Thumb drives were banned in November 2008 after thousands of military computers and networks became infected by worms, viruses and other malicious software. Many of the infections were traced to thumb drives, which acquired malicious software from computers or the Internet and passed them on. The ban has been a major hassle for many who came to rely on thumb drives.

Aircraft and vehicle technicians weren't hauling around tech manuals, Medical records of wounded troops were sometimes stored on thumb drives and accompanied patients from field hospitals in Iraq to Germany and on to the United States, Pilots used thumb drives to transfer mission plans from operations rooms to aircraft computers and thousands of others used thumb drives to store, share and transfer photos, briefings, videos, PowerPoint presentations, maps, documents and all kinds of other digital data.

"Up until a year ago, we were using thumb drives all over the place," said Robert Carey, chief information officer of the U.S. Navy. "Now I've got to burn a CD."

The ban wasn't confined to thumb drives. It also applied to memory sticks, flash memory cards, digital cameras, music players and personal digital assistants. But the thumb drive ban was the most inconvenient.

Thumb drives still offer an attractive means to move information quickly, Carey said. So in the next 30 to 60 days, the Defense Department is expected to announce that thumb drives are back - in a limited way. For starters, not everyone will be allowed to use them. Only "authorized individuals" are likely to be permitted to use thumb drives for "mission-essential functions."

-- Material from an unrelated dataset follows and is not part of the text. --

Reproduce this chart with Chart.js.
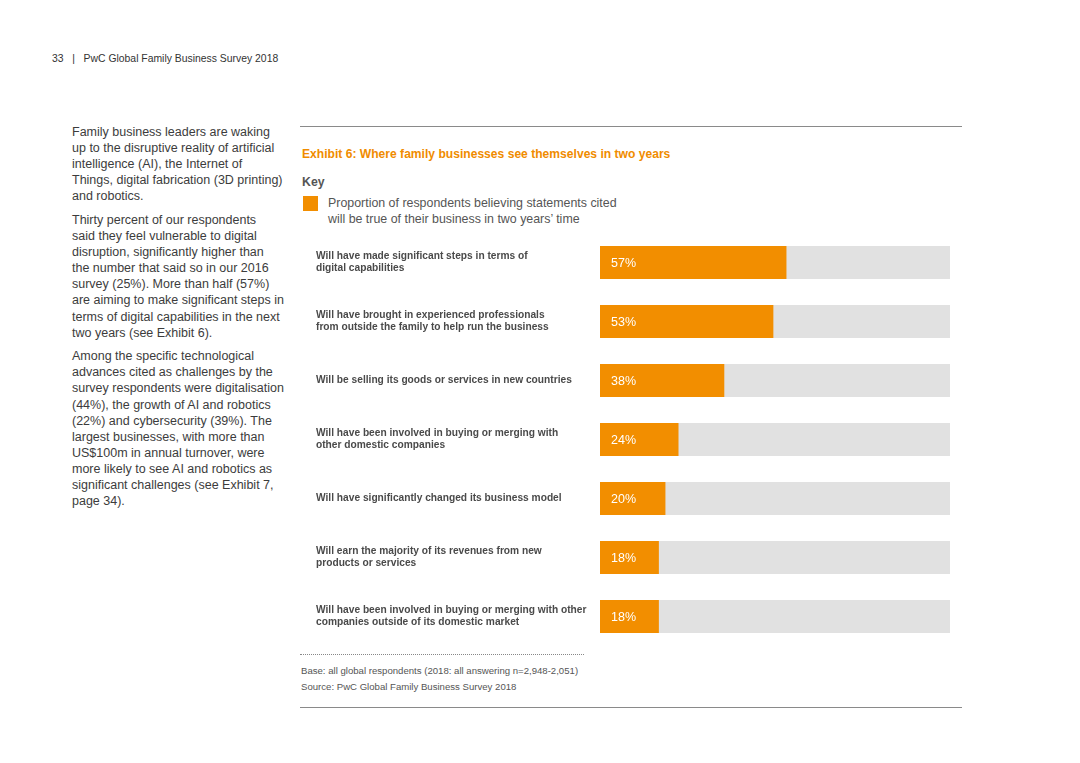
<!DOCTYPE html>
<html>
<head>
<meta charset="utf-8">
<script src="https://cdn.jsdelivr.net/npm/chart.js@4.4.1/dist/chart.umd.min.js"></script>
<style>
    html, body { margin: 0; padding: 0; background: #fff; }
    body { width: 1080px; height: 763px; position: relative; overflow: hidden;
           font-family: "Liberation Sans", Arial, sans-serif; color: #3c3c3c; }
    .abs { position: absolute; white-space: nowrap; }
    #header { left: 52px; top: 52px; font-size: 10.4px; color: #333; line-height: 14px; }
    #body { left: 72px; top: 124px; font-size: 12.5px; line-height: 16.1px; }
    #body p { margin: 0 0 7.5px 0; }
    .rule { position: absolute; left: 300px; width: 662px; height: 0; border-top: 1.5px solid #8a8a8a; }
    #title { left: 302px; top: 146px; font-size: 12.1px; font-weight: bold; color: #f08c00; line-height: 16px; }
    #key { left: 302px; top: 174px; font-size: 12.3px; font-weight: bold; color: #555; line-height: 16px; }
    #keybox { position: absolute; left: 303px; top: 196px; width: 15px; height: 15px; background: #f28e00; }
    #keytext { left: 328px; top: 195px; font-size: 12.4px; color: #555; line-height: 16px; }
    #dots { position: absolute; left: 300px; top: 654px; width: 284px; border-top: 1px dotted #888; }
    #notes { left: 301px; top: 663px; font-size: 9.6px; color: #555; line-height: 16px; }
    #wrap { position: absolute; left: 300px; top: 233px; width: 660px; height: 413px; }
</style>
</head>
<body>
<div id="header" class="abs">33&nbsp;&nbsp;&nbsp;|&nbsp;&nbsp;&nbsp;PwC Global Family Business Survey 2018</div>

<div id="body" class="abs">
    <p>Family business leaders are waking<br>up to the disruptive reality of artificial<br>intelligence (AI), the Internet of<br>Things, digital fabrication (3D printing)<br>and robotics.</p>
    <p>Thirty percent of our respondents<br>said they feel vulnerable to digital<br>disruption, significantly higher than<br>the number that said so in our 2016<br>survey (25%). More than half (57%)<br>are aiming to make significant steps in<br>terms of digital capabilities in the next<br>two years (see Exhibit 6).</p>
    <p>Among the specific technological<br>advances cited as challenges by the<br>survey respondents were digitalisation<br>(44%), the growth of AI and robotics<br>(22%) and cybersecurity (39%). The<br>largest businesses, with more than<br>US$100m in annual turnover, were<br>more likely to see AI and robotics as<br>significant challenges (see Exhibit 7,<br>page 34).</p>
</div>

<div class="rule" style="top:126px"></div>
<div id="title" class="abs">Exhibit 6: Where family businesses see themselves in two years</div>
<div id="key" class="abs">Key</div>
<div id="keybox"></div>
<div id="keytext" class="abs">Proportion of respondents believing statements cited<br>will be true of their business in two years’ time</div>

<div id="wrap"><canvas id="chart"></canvas></div>

<div id="dots"></div>
<div id="notes" class="abs">Base: all global respondents (2018: all answering n=2,948-2,051)<br>Source: PwC Global Family Business Survey 2018</div>
<div class="rule" style="top:707px"></div>

<script>
// statements (multi-line labels) and share of respondents, %
const statements = [
    ['Will have made significant steps in terms of', 'digital capabilities'],
    ['Will have brought in experienced professionals', 'from outside the family to help run the business'],
    'Will be selling its goods or services in new countries',
    ['Will have been involved in buying or merging with', 'other domestic companies'],
    'Will have significantly changed its business model',
    ['Will earn the majority of its revenues from new', 'products or services'],
    ['Will have been involved in buying or merging with other', 'companies outside of its domestic market']
];
const shares = [57, 53, 38, 24, 20, 18, 18];
const axisMax = 107;

const ORANGE = '#f28e00';
const TRACK = '#e1e1e1';

// grey track behind every bar, full width of the plot
const trackPlugin = {
    id: 'track',
    beforeDatasetsDraw(chart) {
        const ctx = chart.ctx;
        const area = chart.chartArea;
        const meta = chart.getDatasetMeta(0);
        ctx.save();
        ctx.fillStyle = TRACK;
        meta.data.forEach(bar => {
            ctx.fillRect(area.left, bar.y - bar.height / 2, area.right - area.left, bar.height);
        });
        ctx.restore();
    }
};

// white percentage inside each bar
const valuePlugin = {
    id: 'values',
    afterDatasetsDraw(chart) {
        const ctx = chart.ctx;
        const meta = chart.getDatasetMeta(0);
        ctx.save();
        ctx.fillStyle = '#fff';
        ctx.font = '12.5px "Liberation Sans", Arial, sans-serif';
        ctx.textBaseline = 'middle';
        ctx.textAlign = 'left';
        meta.data.forEach((bar, i) => {
            ctx.fillText(shares[i] + '%', bar.base + 11, bar.y + 1);
        });
        ctx.restore();
    }
};

new Chart(document.getElementById('chart').getContext('2d'), {
    type: 'bar',
    data: {
        labels: statements,
        datasets: [{
            data: shares,
            backgroundColor: ORANGE,
            borderWidth: 0,
            categoryPercentage: 0.56,
            barPercentage: 1
        }]
    },
    options: {
        indexAxis: 'y',
        responsive: true,
        maintainAspectRatio: false,
        animation: false,
        layout: { padding: { left: 16, right: 10, top: 0, bottom: 0 } },
        plugins: {
            legend: { display: false },
            tooltip: { enabled: false }
        },
        scales: {
            x: {
                display: false,
                min: 0,
                max: axisMax
            },
            y: {
                grid: { display: false, drawTicks: false },
                border: { display: false },
                afterFit(scale) {
                    scale.width = 284;
                    // labels may overhang, keep the full height for the bars
                    scale.paddingTop = 0;
                    scale.paddingBottom = 0;
                },
                ticks: {
                    crossAlign: 'far',
                    color: '#4a4a4a',
                    font: { family: '"Liberation Sans", Arial, sans-serif', size: 10.2, weight: 'bold', lineHeight: 1.2 }
                }
            }
        }
    },
    plugins: [trackPlugin, valuePlugin]
});
</script>
</body>
</html>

And the approved drives won't be like the thumb drives on sale at your local office supply store; they probably will be "government-owned and procured."

"The days of using personally owned flash media or using flash media collected at conferences or trade shows are long gone," Carey said.

"A whole lot of procedures are being developed" to govern the return of thumb drives, he said. "Issuance procedures, monitoring procedures, control procedures, it's all in progress."